### Stored data
|---|
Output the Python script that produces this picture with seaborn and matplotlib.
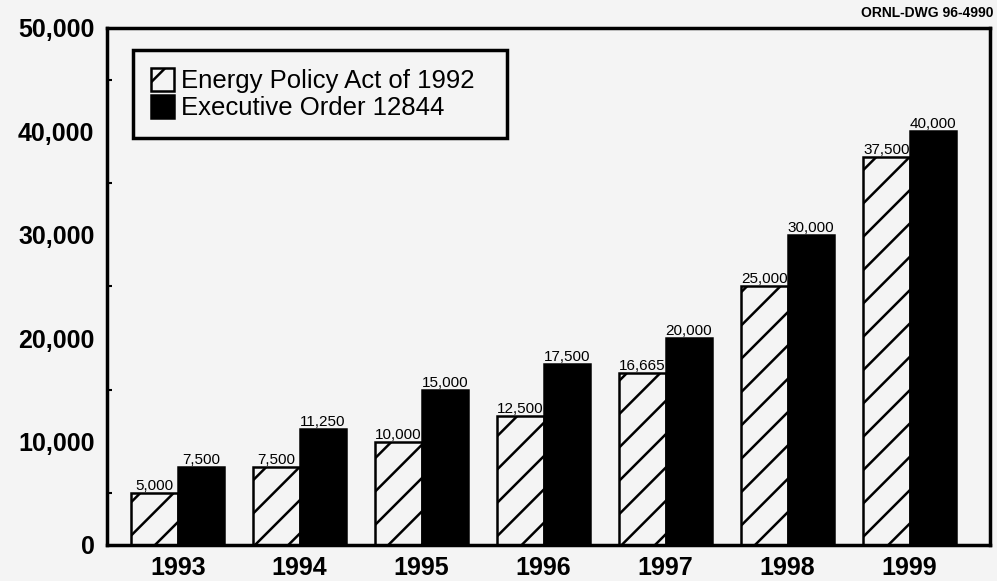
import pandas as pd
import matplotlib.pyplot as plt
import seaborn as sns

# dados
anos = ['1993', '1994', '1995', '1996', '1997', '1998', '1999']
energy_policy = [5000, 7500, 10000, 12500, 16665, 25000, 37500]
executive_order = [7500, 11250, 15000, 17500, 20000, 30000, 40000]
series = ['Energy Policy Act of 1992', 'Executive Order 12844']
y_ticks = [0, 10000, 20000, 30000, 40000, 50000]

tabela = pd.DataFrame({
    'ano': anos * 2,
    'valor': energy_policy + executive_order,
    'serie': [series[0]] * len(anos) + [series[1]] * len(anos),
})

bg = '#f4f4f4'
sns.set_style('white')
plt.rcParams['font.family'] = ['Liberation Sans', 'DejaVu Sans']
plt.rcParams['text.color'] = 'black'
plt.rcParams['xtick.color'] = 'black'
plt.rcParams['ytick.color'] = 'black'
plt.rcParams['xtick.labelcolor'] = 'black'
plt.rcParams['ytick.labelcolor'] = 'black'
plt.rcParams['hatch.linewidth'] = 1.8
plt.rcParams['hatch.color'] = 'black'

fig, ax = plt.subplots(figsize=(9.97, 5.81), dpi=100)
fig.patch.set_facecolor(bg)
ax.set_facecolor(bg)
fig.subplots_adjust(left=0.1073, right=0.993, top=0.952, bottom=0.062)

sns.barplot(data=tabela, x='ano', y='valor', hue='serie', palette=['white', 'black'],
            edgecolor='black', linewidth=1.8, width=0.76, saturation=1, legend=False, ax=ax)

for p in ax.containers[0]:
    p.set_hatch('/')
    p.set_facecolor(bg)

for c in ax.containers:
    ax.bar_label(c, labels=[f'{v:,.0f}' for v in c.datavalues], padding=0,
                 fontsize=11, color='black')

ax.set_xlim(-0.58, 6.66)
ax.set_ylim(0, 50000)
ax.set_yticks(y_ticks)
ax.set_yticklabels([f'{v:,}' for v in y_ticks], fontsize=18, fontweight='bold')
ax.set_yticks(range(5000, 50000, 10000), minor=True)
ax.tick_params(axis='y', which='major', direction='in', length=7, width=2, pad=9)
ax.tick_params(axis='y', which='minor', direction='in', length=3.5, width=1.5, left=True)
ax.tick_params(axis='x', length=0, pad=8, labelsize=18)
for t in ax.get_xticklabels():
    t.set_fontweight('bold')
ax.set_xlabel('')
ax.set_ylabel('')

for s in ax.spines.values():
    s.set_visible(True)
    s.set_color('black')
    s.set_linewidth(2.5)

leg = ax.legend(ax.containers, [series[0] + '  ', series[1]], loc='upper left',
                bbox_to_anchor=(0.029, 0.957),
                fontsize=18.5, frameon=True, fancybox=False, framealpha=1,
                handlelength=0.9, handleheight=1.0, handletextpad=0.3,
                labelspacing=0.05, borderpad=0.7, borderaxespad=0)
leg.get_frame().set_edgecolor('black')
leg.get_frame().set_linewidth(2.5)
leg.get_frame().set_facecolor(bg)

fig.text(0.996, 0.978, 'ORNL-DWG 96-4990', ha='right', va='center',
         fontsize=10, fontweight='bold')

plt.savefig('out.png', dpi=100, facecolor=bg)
|---|
Write the listing out a second time exactly, dropping all images.

Output the Python script that produces this picture with seaborn and matplotlib.
import pandas as pd
import matplotlib.pyplot as plt
import seaborn as sns

# dados
anos = ['1993', '1994', '1995', '1996', '1997', '1998', '1999']
energy_policy = [5000, 7500, 10000, 12500, 16665, 25000, 37500]
executive_order = [7500, 11250, 15000, 17500, 20000, 30000, 40000]
series = ['Energy Policy Act of 1992', 'Executive Order 12844']
y_ticks = [0, 10000, 20000, 30000, 40000, 50000]

tabela = pd.DataFrame({
    'ano': anos * 2,
    'valor': energy_policy + executive_order,
    'serie': [series[0]] * len(anos) + [series[1]] * len(anos),
})

bg = '#f4f4f4'
sns.set_style('white')
plt.rcParams['font.family'] = ['Liberation Sans', 'DejaVu Sans']
plt.rcParams['text.color'] = 'black'
plt.rcParams['xtick.color'] = 'black'
plt.rcParams['ytick.color'] = 'black'
plt.rcParams['xtick.labelcolor'] = 'black'
plt.rcParams['ytick.labelcolor'] = 'black'
plt.rcParams['hatch.linewidth'] = 1.8
plt.rcParams['hatch.color'] = 'black'

fig, ax = plt.subplots(figsize=(9.97, 5.81), dpi=100)
fig.patch.set_facecolor(bg)
ax.set_facecolor(bg)
fig.subplots_adjust(left=0.1073, right=0.993, top=0.952, bottom=0.062)

sns.barplot(data=tabela, x='ano', y='valor', hue='serie', palette=['white', 'black'],
            edgecolor='black', linewidth=1.8, width=0.76, saturation=1, legend=False, ax=ax)

for p in ax.containers[0]:
    p.set_hatch('/')
    p.set_facecolor(bg)

for c in ax.containers:
    ax.bar_label(c, labels=[f'{v:,.0f}' for v in c.datavalues], padding=0,
                 fontsize=11, color='black')

ax.set_xlim(-0.58, 6.66)
ax.set_ylim(0, 50000)
ax.set_yticks(y_ticks)
ax.set_yticklabels([f'{v:,}' for v in y_ticks], fontsize=18, fontweight='bold')
ax.set_yticks(range(5000, 50000, 10000), minor=True)
ax.tick_params(axis='y', which='major', direction='in', length=7, width=2, pad=9)
ax.tick_params(axis='y', which='minor', direction='in', length=3.5, width=1.5, left=True)
ax.tick_params(axis='x', length=0, pad=8, labelsize=18)
for t in ax.get_xticklabels():
    t.set_fontweight('bold')
ax.set_xlabel('')
ax.set_ylabel('')

for s in ax.spines.values():
    s.set_visible(True)
    s.set_color('black')
    s.set_linewidth(2.5)

leg = ax.legend(ax.containers, [series[0] + '  ', series[1]], loc='upper left',
                bbox_to_anchor=(0.029, 0.957),
                fontsize=18.5, frameon=True, fancybox=False, framealpha=1,
                handlelength=0.9, handleheight=1.0, handletextpad=0.3,
                labelspacing=0.05, borderpad=0.7, borderaxespad=0)
leg.get_frame().set_edgecolor('black')
leg.get_frame().set_linewidth(2.5)
leg.get_frame().set_facecolor(bg)

fig.text(0.996, 0.978, 'ORNL-DWG 96-4990', ha='right', va='center',
         fontsize=10, fontweight='bold')

plt.savefig('out.png', dpi=100, facecolor=bg)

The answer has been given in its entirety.